Ich vermisse ihn, flüsterte sie dem Bären mit den blau-grünen Knöpfen zu.
Sie drückte ihn an sich und sah noch einmal auf den Spielplatz hinunter. Die leere Schaukel wippte im Wind.
Sie fragte sich, ob es ihre Schuld war, weil sie ihn dort alleine gelassen hatte…
Gedankenverloren lehnte sie sich an die Fensterscheibe. Tränen benetzten ihre Wangen, der Spielplatz lag unscharf vor ihr.
Er sitzt auf der Schaukel. Seine Augen blicken glücklich zu ihr hinauf, als er ihr winkt.

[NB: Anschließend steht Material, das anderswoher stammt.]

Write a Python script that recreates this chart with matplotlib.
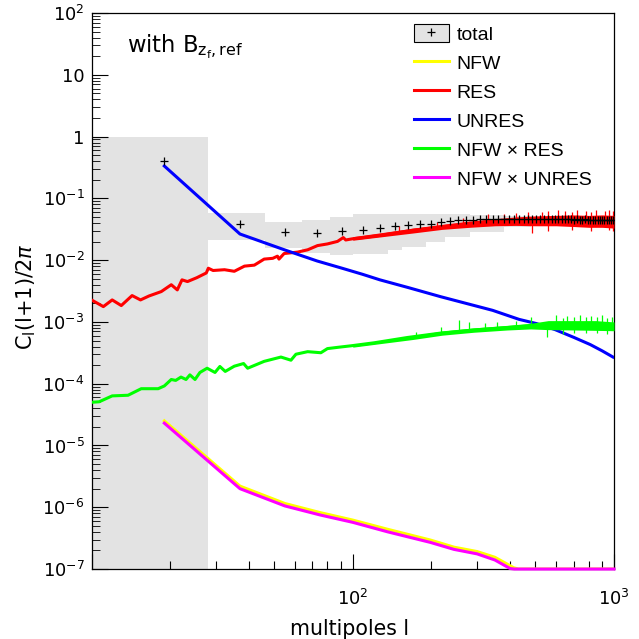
import numpy as np
import matplotlib
matplotlib.use('Agg')
import matplotlib.pyplot as plt
from matplotlib.patches import Patch
from matplotlib.lines import Line2D
from matplotlib.legend_handler import HandlerTuple
from matplotlib.ticker import FixedLocator, FixedFormatter, LogLocator, NullFormatter

plt.rcParams['font.family'] = ['DejaVu Sans']
plt.rcParams['mathtext.fontset'] = 'dejavusans'

# total: binned in l (width 18, from l=10), grey band + crosses
tot_edges = np.arange(10, 1001, 18)
tot_v = [0.41, 0.039, 0.029, 0.028, 0.030, 0.031, 0.033, 0.0355, 0.037, 0.0385,
         0.039, 0.0415, 0.043, 0.044, 0.0445, 0.045, 0.0455, 0.046, 0.046, 0.0455,
         0.046, 0.046, 0.0465, 0.046, 0.046, 0.0465, 0.046, 0.046, 0.0465, 0.046,
         0.046, 0.046, 0.0455, 0.046, 0.046, 0.0455, 0.046, 0.0455, 0.045, 0.0455,
         0.045, 0.045, 0.0455, 0.045, 0.045, 0.045, 0.0445, 0.045, 0.045, 0.0445,
         0.045, 0.0445, 0.045, 0.0445, 0.044]
band_x = [10, 28, 46, 64, 82, 100, 136, 154, 190, 226, 280, 380, 480, 1000]
band_lo = [1e-8, 0.021, 0.016, 0.0131, 0.0122, 0.0128, 0.0145, 0.0165, 0.0197,
           0.0237, 0.0285, 0.034, 0.040]
band_hi = [1.0, 0.057, 0.042, 0.0445, 0.050, 0.056, 0.056, 0.056, 0.056, 0.056,
           0.054, 0.051, 0.048]

# RES (per multipole, noisy)
res_l = [10, 11.1, 12, 13, 14.3, 15.4, 16.6, 18.5, 20.2, 21.3, 22.2, 23.3, 25.3,
         27.5, 28, 29.2, 32.3, 35.2, 38.5, 42, 45.8, 49.4, 51.5, 52.2, 54.6, 61.5,
         67.2, 73.3, 80, 87.4, 92, 94, 100, 110, 130, 150, 170, 200, 230, 270,
         310, 350, 400, 450, 520, 600, 700, 800, 900, 1000]
res_v = [0.00227, 0.00177, 0.00227, 0.00184, 0.00267, 0.00227, 0.00263, 0.0031,
         0.0040, 0.0033, 0.0048, 0.0045, 0.0052, 0.0062, 0.0074, 0.0068, 0.0070,
         0.0066, 0.0080, 0.0083, 0.0104, 0.0107, 0.0116, 0.0104, 0.0128, 0.0135,
         0.0147, 0.0172, 0.0183, 0.0201, 0.0232, 0.0212, 0.0222, 0.0232, 0.0255,
         0.028, 0.0305, 0.033, 0.0355, 0.038, 0.040, 0.042, 0.043, 0.044, 0.0445,
         0.0445, 0.044, 0.043, 0.043, 0.042]
res_env_l = [100, 130, 170, 220, 280, 350, 420, 500, 600, 700, 800, 900, 1000]
res_env_lo = [0.021, 0.024, 0.0275, 0.0315, 0.034, 0.036, 0.0365, 0.036, 0.036,
              0.035, 0.034, 0.034, 0.033]
res_env_hi = [0.024, 0.028, 0.033, 0.038, 0.043, 0.047, 0.050, 0.052, 0.053,
              0.054, 0.053, 0.054, 0.053]
res_spk_l = [150, 210, 265, 330, 380, 420, 470, 485, 530, 560, 610, 650, 690, 720,
             780, 820, 850, 920, 960, 990]
res_spk_lo = [0.027, 0.032, 0.036, 0.040, 0.040, 0.040, 0.038, 0.0275, 0.040, 0.030,
              0.040, 0.040, 0.031, 0.041, 0.040, 0.030, 0.040, 0.039, 0.031, 0.030]
res_spk_hi = [0.036, 0.042, 0.049, 0.055, 0.056, 0.058, 0.060, 0.046, 0.061, 0.062,
              0.064, 0.062, 0.060, 0.066, 0.063, 0.061, 0.065, 0.063, 0.064, 0.062]

# UNRES (binned)
unres_l = [19, 37, 55, 73, 91, 109, 127, 163, 217, 271, 343, 433, 505, 595, 703,
           811, 901, 991]
unres_v = [0.334, 0.0265, 0.0146, 0.0097, 0.0074, 0.0059, 0.0048, 0.0036, 0.00256,
           0.0020, 0.00154, 0.0011, 0.00094, 0.00075, 0.00056, 0.00043, 0.00034,
           0.00027]

# NFW x RES (per multipole, noisy)
nr_l = [10, 10.7, 12, 13.8, 15.5, 18, 19, 20.2, 21, 22, 23, 23.8, 24.9, 26, 27.7,
        29.7, 31, 32.5, 35.2, 38.2, 39.6, 45.8, 53.1, 58, 60.6, 67.2, 75.5, 80,
        88.6, 98.2, 121, 162, 217, 290, 390, 520, 700, 850, 1000]
nr_v = [5.0e-5, 5.1e-5, 6.35e-5, 6.5e-5, 8.3e-5, 8.3e-5, 9.2e-5, 1.17e-4, 1.13e-4,
        1.28e-4, 1.17e-4, 1.39e-4, 1.17e-4, 1.52e-4, 1.78e-4, 1.52e-4, 1.9e-4,
        1.58e-4, 1.92e-4, 2.12e-4, 1.78e-4, 2.3e-4, 2.7e-4, 2.4e-4, 3.0e-4, 3.3e-4,
        3.17e-4, 3.7e-4, 3.9e-4, 4.1e-4, 4.6e-4, 5.6e-4, 6.6e-4, 7.4e-4, 8.1e-4,
        8.9e-4, 8.9e-4, 8.8e-4, 8.6e-4]
nr_env_l = [100, 130, 170, 220, 290, 390, 480, 560, 700, 850, 1000]
nr_env_lo = [3.9e-4, 4.5e-4, 5.2e-4, 6.1e-4, 6.8e-4, 7.4e-4, 7.7e-4, 7.5e-4, 7.4e-4,
             7.3e-4, 7.2e-4]
nr_env_hi = [4.3e-4, 5.0e-4, 6.0e-4, 7.1e-4, 8.0e-4, 8.8e-4, 9.5e-4, 1.05e-3, 1.05e-3,
             1.05e-3, 1.0e-3]
nr_spk_l = [174, 217, 254, 278, 320, 357, 420, 480, 555, 600, 640, 660, 700, 740, 780,
            820, 860, 900, 940, 980]
nr_spk_lo = [5.6e-4, 6.4e-4, 6.9e-4, 7.1e-4, 7.5e-4, 7.8e-4, 7.8e-4, 8.0e-4, 5.8e-4,
             8.0e-4, 6.4e-4, 8.0e-4, 6.5e-4, 8.0e-4, 6.6e-4, 8.0e-4, 6.5e-4, 7.9e-4,
             6.4e-4, 7.8e-4]
nr_spk_hi = [6.9e-4, 8.3e-4, 1.07e-3, 1.0e-3, 9.6e-4, 1.0e-3, 1.05e-3, 1.2e-3, 9.5e-4,
             1.3e-3, 1.15e-3, 1.25e-3, 1.2e-3, 1.3e-3, 1.2e-3, 1.25e-3, 1.2e-3, 1.3e-3,
             1.15e-3, 1.2e-3]

# NFW and NFW x UNRES (binned, floor at 1e-7)
nfw_l = [19, 37, 55, 75, 100, 136, 198, 244, 299, 350, 413, 430, 1000]
nfw_v = [2.5e-5, 2.2e-6, 1.15e-6, 8.2e-7, 6.2e-7, 4.4e-7, 2.95e-7, 2.26e-7, 1.92e-7,
         1.55e-7, 1.05e-7, 1e-7, 1e-7]
nu_l = [19, 37, 55, 75, 100, 136, 198, 244, 299, 350, 400, 415, 1000]
nu_v = [2.3e-5, 2.0e-6, 1.05e-6, 7.5e-7, 5.7e-7, 4.0e-7, 2.7e-7, 2.08e-7, 1.76e-7,
        1.4e-7, 1.02e-7, 1e-7, 1e-7]

fig = plt.figure(figsize=(6.39, 6.39), dpi=100)
ax = fig.add_axes([0.1432, 0.1095, 0.8177, 0.8701])

grey = '#e3e3e3'
ax.stairs(band_hi, band_x, baseline=band_lo, fill=True, color=grey, lw=0, zorder=1)

lw = 2.2
ax.plot(nfw_l, nfw_v, color='#ffff00', lw=lw, zorder=3)
ax.fill_between(res_env_l, res_env_lo, res_env_hi, color='red', lw=0, zorder=3)
ax.vlines(res_spk_l, res_spk_lo, res_spk_hi, color='red', lw=0.9, zorder=3)
ax.plot(res_l, res_v, color='red', lw=lw, zorder=3)
ax.plot(unres_l, unres_v, color='#0000ff', lw=lw, zorder=4)
ax.fill_between(nr_env_l, nr_env_lo, nr_env_hi, color='#00ff00', lw=0, zorder=4)
ax.vlines(nr_spk_l, nr_spk_lo, nr_spk_hi, color='#00ff00', lw=0.9, zorder=4)
ax.plot(nr_l, nr_v, color='#00ff00', lw=lw, zorder=4)
ax.plot(nu_l, nu_v, color='#ff00ff', lw=lw, zorder=5, clip_on=False)

centers = (tot_edges[:-1] + tot_edges[1:]) / 2
ax.plot(centers, tot_v, ls='none', marker='+', color='black', ms=6, mew=0.9, zorder=6)

ax.set_xscale('log')
ax.set_yscale('log')
ax.set_xlim(10, 1000)
ax.set_ylim(1e-7, 100)

yt = [1e-7, 1e-6, 1e-5, 1e-4, 1e-3, 1e-2, 1e-1, 1, 10, 100]
ytl = ['$10^{-7}$', '$10^{-6}$', '$10^{-5}$', '$10^{-4}$', '$10^{-3}$',
       '$10^{-2}$', '$10^{-1}$', '1', '10', '$10^{2}$']
ax.yaxis.set_major_locator(FixedLocator(yt))
ax.yaxis.set_major_formatter(FixedFormatter(ytl))
ax.yaxis.set_minor_locator(LogLocator(base=10, subs=np.arange(2, 10), numticks=30))
ax.yaxis.set_minor_formatter(NullFormatter())
ax.xaxis.set_major_locator(FixedLocator([10, 100, 1000]))
ax.xaxis.set_major_formatter(FixedFormatter(['', '$10^{2}$', '$10^{3}$']))
ax.xaxis.set_minor_locator(LogLocator(base=10, subs=np.arange(2, 10), numticks=30))
ax.xaxis.set_minor_formatter(NullFormatter())

ax.tick_params(which='both', direction='in', top=False, right=False, width=0.8)
ax.tick_params(axis='y', which='major', length=11.5, labelsize=12.8, pad=5)
ax.tick_params(axis='y', which='minor', length=5.8, width=0.6)
ax.tick_params(axis='x', which='major', length=10.8, labelsize=12.8, pad=14)
ax.tick_params(axis='x', which='minor', length=5.5)
for s in ax.spines.values():
    s.set_linewidth(0.9)

ax.set_xlabel('multipoles l', fontsize=14.8)
ax.xaxis.set_label_coords(0.494, -0.089)
ax.set_ylabel(r'C$_{\mathrm{l}}$(l+1)/2$\pi$', fontsize=15)
ax.yaxis.set_label_coords(-0.103, 0.49)

fig.text(127 / 639, 1 - 52 / 639, r'with B$_{\mathrm{z_{f},ref}}$', fontsize=16.3,
         va='baseline', ha='left')

handles = [(Patch(facecolor=grey, edgecolor='black', lw=0.8),
            Line2D([], [], ls='none', marker='+', color='black', ms=6, mew=0.9)),
           Line2D([], [], color='#ffff00', lw=lw),
           Line2D([], [], color='red', lw=lw),
           Line2D([], [], color='#0000ff', lw=lw),
           Line2D([], [], color='#00ff00', lw=lw),
           Line2D([], [], color='#ff00ff', lw=lw)]
labels = ['total', 'NFW', 'RES', 'UNRES', 'NFW × RES', 'NFW × UNRES']
ax.legend(handles, labels, loc='upper left', bbox_to_anchor=(0.617, 0.981),
          frameon=False, prop={'family': 'Liberation Sans', 'size': 14},
          handlelength=1.8, handleheight=1.1, handletextpad=0.4, labelspacing=0.47,
          borderpad=0, borderaxespad=0,
          handler_map={tuple: HandlerTuple(ndivide=1, pad=0)})

fig.savefig('out.png', dpi=100)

Sie betrachtete sein Lächeln, bemerkte kaum, wie sie ihre Hand hob.
Unbeschwert wendet er sich ab, schaukelt vor sich hin.
Sie lächelte und strich sich über die feuchten Augen.
Die Schaukel am Spielplatz wippte alleine.
Ihr blieb sein Lächeln. Und die Hoffnung.
Er würde kommen, mit all den Antworten, die keine Bedeutung mehr hätten.
Sie musste nur warten.
Die blau-grünen Knopfaugen des Teddybären spiegelten sich im Fenster.